▸ Given material
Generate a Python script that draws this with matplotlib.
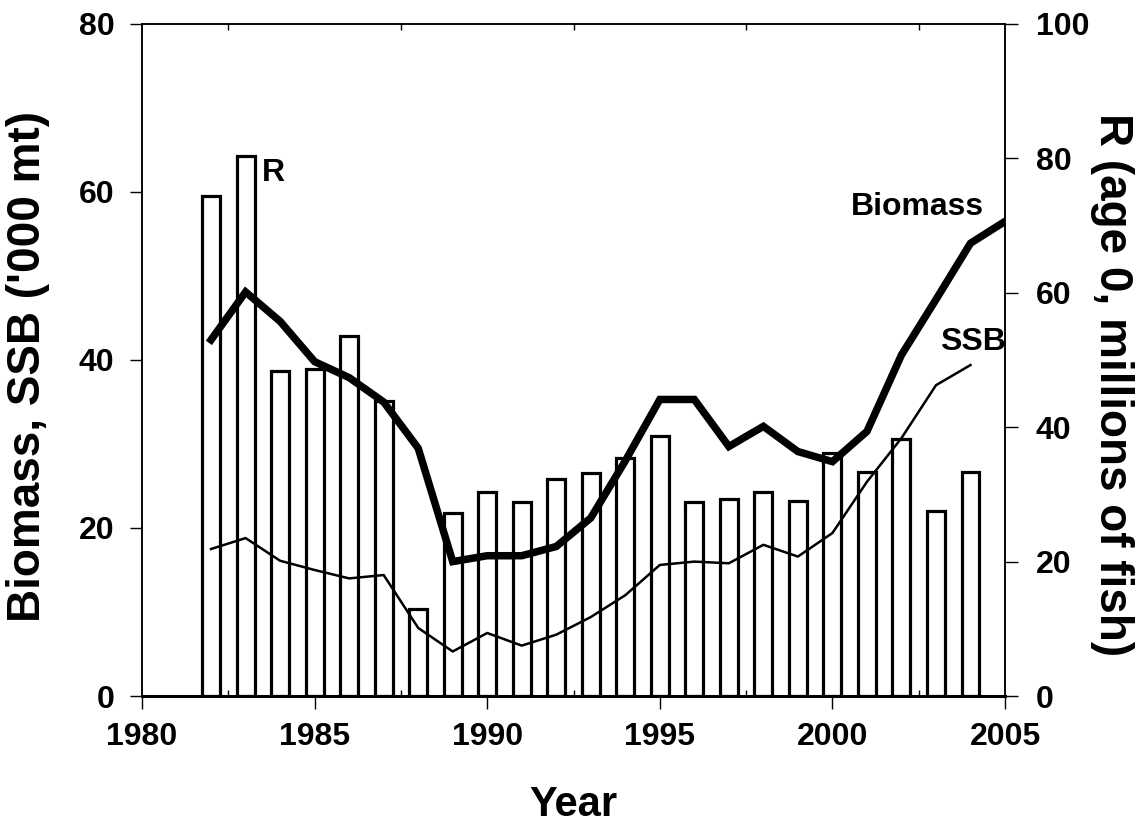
import numpy as np
import matplotlib.pyplot as plt
from matplotlib.ticker import MultipleLocator

plt.rcParams['font.family'] = ['Liberation Sans', 'DejaVu Sans']
plt.rcParams['font.weight'] = 'bold'

# recruitment bars (right axis, millions of age-0 fish)
r_years = np.arange(1982, 2005)
recruits = [74.4, 80.4, 48.4, 48.7, 53.5, 43.9, 12.9, 27.3, 30.4, 28.8, 32.3,
            33.2, 35.4, 38.7, 28.8, 29.3, 30.4, 29.0, 36.1, 33.4, 38.2, 27.5, 33.4]

# biomass (left axis, '000 mt)
b_years = np.arange(1982, 2006)
biomass = [42.4, 48.1, 44.6, 39.8, 37.9, 35.0, 29.5, 16.0, 16.7, 16.7, 17.8,
           21.2, 28.0, 35.3, 35.3, 29.7, 32.1, 29.1, 27.9, 31.5, 40.6, 47.2,
           53.9, 56.5]

# spawning stock biomass (left axis)
s_years = np.arange(1982, 2005)
ssb = [17.5, 18.8, 16.1, 15.0, 14.0, 14.4, 8.1, 5.3, 7.5, 6.0, 7.3,
       9.4, 12.0, 15.6, 16.0, 15.8, 18.0, 16.6, 19.4, 25.5, 30.7, 37.0, 39.4]

fig = plt.figure(figsize=(11.4, 8.27), dpi=100)
ax = fig.add_axes([0.1246, 0.1584, 0.757, 0.8126])
ax2 = ax.twinx()

ax2.bar(r_years, recruits, width=0.52, facecolor='white', edgecolor='black',
        linewidth=2.3, zorder=2)
ax.plot(b_years, biomass, color='black', lw=5.4, solid_joinstyle='miter', zorder=3)
ax.plot(s_years, ssb, color='black', lw=1.8, zorder=3)

# lines drawn over the bars
ax.set_zorder(ax2.get_zorder() + 1)
ax.patch.set_visible(False)

ax.set_xlim(1980, 2005)
ax.set_ylim(0, 80)
ax2.set_ylim(0, 100)

ax.xaxis.set_major_locator(MultipleLocator(5))
ax.xaxis.set_minor_locator(MultipleLocator(5, offset=2.5))
ax.yaxis.set_major_locator(MultipleLocator(20))
ax.yaxis.set_minor_locator(plt.NullLocator())
ax2.yaxis.set_major_locator(MultipleLocator(20))

ax.tick_params(axis='x', which='major', direction='out', length=9, width=1,
               labelsize=23, pad=10)
ax.tick_params(axis='x', which='minor', direction='in', length=4, width=1,
               top=True, bottom=True)
ax.tick_params(axis='y', which='major', direction='out', length=9, width=1,
               labelsize=23, pad=11)
ax2.tick_params(axis='y', which='major', direction='out', length=9, width=1,
                labelsize=23, pad=13)

for s in ['left', 'right', 'top']:
    ax.spines[s].set_linewidth(1.1)
    ax2.spines[s].set_linewidth(1.1)
ax.spines['bottom'].set_linewidth(2.2)
ax2.spines['bottom'].set_visible(False)

ax.set_xlabel('Year', fontsize=30, fontweight='bold', va='baseline')
ax.xaxis.set_label_coords(0.4994, -0.1786)
ax.set_ylabel("Biomass, SSB ('000 mt)", fontsize=33, fontweight='bold',
              va='center', ha='center')
ax.yaxis.set_label_coords(-0.132, 0.49)
ax2.set_ylabel('R (age 0, millions of fish)', fontsize=33, fontweight='bold',
               rotation=270, va='center', ha='center')
ax2.yaxis.set_label_coords(1.124, 0.463)

ax.text(1983.8, 62.3, 'R', fontsize=23, fontweight='bold', ha='center', va='center')
ax.text(2002.46, 58.2, 'Biomass', fontsize=23, fontweight='bold', ha='center', va='center')
ax.text(2004.06, 42.1, 'SSB', fontsize=23, fontweight='bold', ha='center', va='center')

fig.savefig('out.png', dpi=100)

▸ What you need to do
Leave the pictures out and reproduce exactly the lines from the top of the listing above through the line with "plt.rcParams['font.weight'] = 'bold'".

▸ Full answer
Generate a Python script that draws this with matplotlib.
import numpy as np
import matplotlib.pyplot as plt
from matplotlib.ticker import MultipleLocator

plt.rcParams['font.family'] = ['Liberation Sans', 'DejaVu Sans']
plt.rcParams['font.weight'] = 'bold'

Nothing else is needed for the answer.